When a new chapter begins, you’ll usually land in a massive, architecture-filled instance that can be traversed however you please. Instead of using invisible walls or artificial barriers, Exodus makes its open-sky zones some of the most dangerous ones in the game. You can get from point A to pretty much anywhere in a given zone, whether on foot or with optional transportation (like a rowboat in the first “winter” zone). But once you’re outside the demarcated paths, the worst monsters—big, hulking, hairy beasts with terrifying snarls—are more likely to be on the prowl and run in packs and see you in the open-air valleys that separate you from an intriguing tower or power facility.
The result is a lovely risk-reward equation to manage as an open-world gamer. Is an optional run to an interesting-looking building worth the trouble? Will you pick up a killer new weapon attachment or a boatload of crafting supplies, and will the amount of ammo and health packs you burn through be worth it? 4A Games pushes the needle on this adventuring quality by doing a pretty remarkable thing in open-world games: keeping its 3D architecture diverse and interesting, while managing some clever content copy-and-pasting across giant ecosystems. (Also, you won’t face a single loading screen when you’re in a particular zone.)
Anybody who disliked Fallout 4‘s generic landscapes as much as I did will be delighted by the environmental post-nuclear storytelling and discovery opportunities that Exodus contains. Every harrowing run in this game has something to peel back and savor.
Exodus is also careful to keep some of the game’s basics manageable amid the challenging parts. Crafting and “cleaning” add some complication and flavor to weapon upkeep, but these systems revolve around a simple item currency. A clunky map can be accessed on your character’s wrist, thus filling the screen, but you also get a nifty compass to check in a pinch. And most of the game’s UI is relegated to an indicator on your guns and wrist, but you can always tap a button for a quick flash of all-important numbers for ammo and inventory.
Issues with AI, on-boarding, and dialogue
But it’s not all roses on Exodus‘ journey into the apocalypse.

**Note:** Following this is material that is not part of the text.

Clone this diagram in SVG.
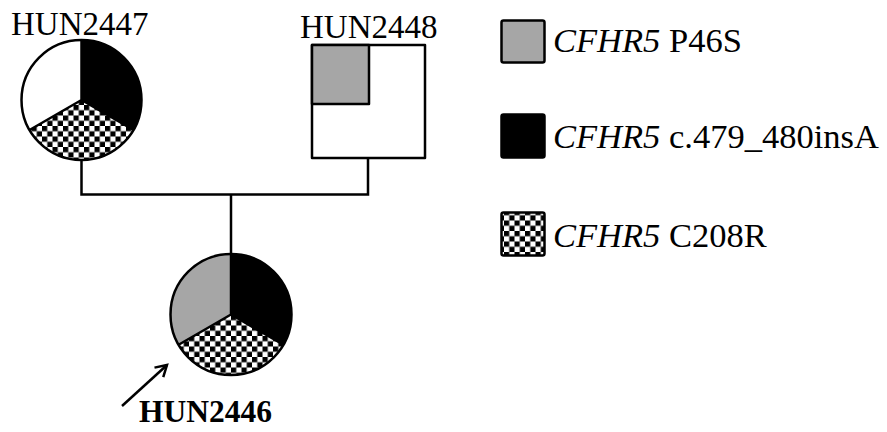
<svg xmlns="http://www.w3.org/2000/svg" width="887" height="432" viewBox="0 0 887 432">
  <style>
    .lbl { font-family: "Liberation Serif", "Times New Roman", serif; font-size: 33px; fill: #000; }
    .leg { font-size: 34.5px; }
    .bold { font-weight: bold; font-size: 31.5px; }
    .it { font-style: italic; }
    .edge { stroke: #000; stroke-width: 2.5; fill: none; }
    .outline { stroke: #000; stroke-width: 2.5; stroke-linejoin: round; }
    .gray { fill: #a6a6a6; }
    .black { fill: #000; }
    .white { fill: #fff; }
    .check { fill: url(#checker); }
  </style>
  <defs>
    <pattern id="checker" patternUnits="userSpaceOnUse" width="10.5" height="10.5">
      <rect x="0" y="0" width="10.5" height="10.5" fill="#fff"/>
      <rect x="0" y="0" width="5.25" height="5.25" fill="#000"/>
      <rect x="5.25" y="5.25" width="5.25" height="5.25" fill="#000"/>
    </pattern>
    <marker id="openArrow" markerWidth="16" markerHeight="16" refX="12" refY="8" orient="auto" markerUnits="userSpaceOnUse">
      <path d="M1,1.5 L12,8 L1,14.5" fill="none" stroke="#000" stroke-width="2.5"/>
    </marker>
  </defs>

  <g id="connectors">
    <path class="edge" d="M81.5,160 V194.5 H368 V158"/>
    <path class="edge" d="M231,194.5 V254"/>
    <line class="edge" x1="122" y1="406" x2="167" y2="365" marker-end="url(#openArrow)"/>
  </g>

  <g id="HUN2447">
    <text class="lbl" x="11" y="35">HUN2447</text>
    <path class="white" d="M81.5,100 L81.5,40 A60,60 0 0 0 29.5,130 Z"/>
    <path class="black" d="M81.5,100 L81.5,40 A60,60 0 0 1 133.5,130 Z"/>
    <path class="check" d="M81.5,100 L133.5,130 A60,60 0 0 1 29.5,130 Z"/>
    <path class="edge" d="M81.5,100 L81.5,40 M81.5,100 L133.5,130 M81.5,100 L29.5,130" stroke-width="2"/>
    <circle cx="81.5" cy="100" r="60" class="edge" stroke-width="2.5"/>
  </g>

  <g id="HUN2448">
    <text class="lbl" x="300" y="38">HUN2448</text>
    <rect x="312" y="45" width="113" height="113" class="white outline" stroke-width="3"/>
    <rect x="312" y="45" width="57" height="59" class="gray outline" stroke-width="3"/>
  </g>

  <g id="HUN2446">
    <path class="gray" d="M231,314.5 L231,254 A60.5,60.5 0 0 0 178.6,344.75 Z"/>
    <path class="black" d="M231,314.5 L231,254 A60.5,60.5 0 0 1 283.4,344.75 Z"/>
    <path class="check" d="M231,314.5 L283.4,344.75 A60.5,60.5 0 0 1 178.6,344.75 Z"/>
    <path class="edge" d="M231,314.5 L231,254 M231,314.5 L283.4,344.75 M231,314.5 L178.6,344.75" stroke-width="2"/>
    <circle cx="231" cy="314.5" r="60.5" class="edge" stroke-width="2.5"/>
    <text class="lbl bold" x="139" y="422">HUN2446</text>
  </g>

  <g id="legend">
    <g id="legend-p46s">
      <rect x="501.5" y="20.5" width="43" height="42" rx="2" class="gray outline" stroke-width="3"/>
      <text class="lbl leg" x="553" y="52"><tspan class="it">CFHR5</tspan> P46S</text>
    </g>
    <g id="legend-ins">
      <rect x="501.5" y="114.5" width="43" height="43" rx="2" class="black outline" stroke-width="3"/>
      <text class="lbl leg" x="553" y="148"><tspan class="it">CFHR5</tspan> c.479_480insA</text>
    </g>
    <g id="legend-c208r">
      <rect x="501.5" y="212.5" width="43" height="43" rx="2" class="check outline" stroke-width="3"/>
      <text class="lbl leg" x="553" y="247"><tspan class="it">CFHR5</tspan> C208R</text>
    </g>
  </g>
</svg>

The first issue—and it’s a big one—is the AI. As of press time, there’s still something weird going on with human enemies’ responses to your presence. This typically errs more on the side of “why doesn’t that guy see me,” as opposed to “how did that guy see me through a wall.” Some of the game’s epic firefights and stealth missions are made easier by shooting your gun into the air, thus triggering your foes’ wonky searching AI.
Sometimes, they’ll come right toward you for easy kills (aided by the game’s generous and silent throwing knife weapon, which can be tossed and then retrieved from a corpse for constant reuse in a game with limited ammo). Sometimes, they’ll glitch-walk off a building’s edge and hover in a way that stops them from accurately targeting you. Sometimes, they shout “I see him!” while facing in the opposite direction and standing still, so you can take your sweet time and line up a killing blow.
It’s not all bad. The game’s monsters are a bit less prone to this stupidity, which solidifies their importance as an open-world “police” force of sorts. And don’t count on that “shoot in the air” gimmick to work in many of the firefights. In some of the best missions and moments, there’s no getting around the use of stealth, flanking, or other smart combat, and thank goodness. But there’s enough AI wonkiness to mute the sense that Metro Exodus must be played a certain way to overcome its daunting difficulty. And I find Exodus is more fun when played in that “oh crap oh crap oh crap” mode.
Next up on the negatives list is the game’s rough on-boarding and introduction to how the Metro universe works. If you don’t dig through help menus, which themselves are a bit thin, you’ll never get an explanation about occasionally required gas masks or about what on-screen button prompts mean when a new weapon appears on the ground. In some cases, a single tooltip appears for a new in-game system and then vanishes forever if you miss it. In my case, I still have no in-game answer to exactly how to “mark” distant objects when I see them through a pair of binoculars—and that’s no small thing for a game that asks players to search far and wide across massive landscapes.
The same issue goes for the game’s health system, which indicates player damage by making the screen’s border redder and redder and adds heavy breathing. At what point am I a single hit away from death? Does a health kit fully heal my character? And if my gas mask runs out of air tanks, how long can I survive before Artyom chokes? This is all a bit unclear.
Last up is the plot, which isn’t bad as much as it is uneven and verbose. Metro series fans already know what they’re in for: the plot is primarily doled out in “stay awhile and listen” stretches of expository dialogue. These emerge primarily when you’re back at your home base and chatting with fellow soldiers, but they also come up when you happen upon a non-violent NPC in one of the game’s massive zones and they start yapping and yapping.
Do you like a game whose combat and discovery mechanics are entirely divorced from stop-and-wait delivery of lengthy, meandering dialogue, always spoken by over-eager actors with thick Eastern European accents? If so, you’re in for some genuinely likable moments of character development; they’re just firmly nestled in the kinds of overlong stories that might have you saying “get on with it, man” after a while. The spoilable plot beats, on the other hand, feel like fine B-movie cheese. Sometimes, these are full of scare-quote “important” messages freighted with fromage. (And sometimes filled with comically intense evil, too.)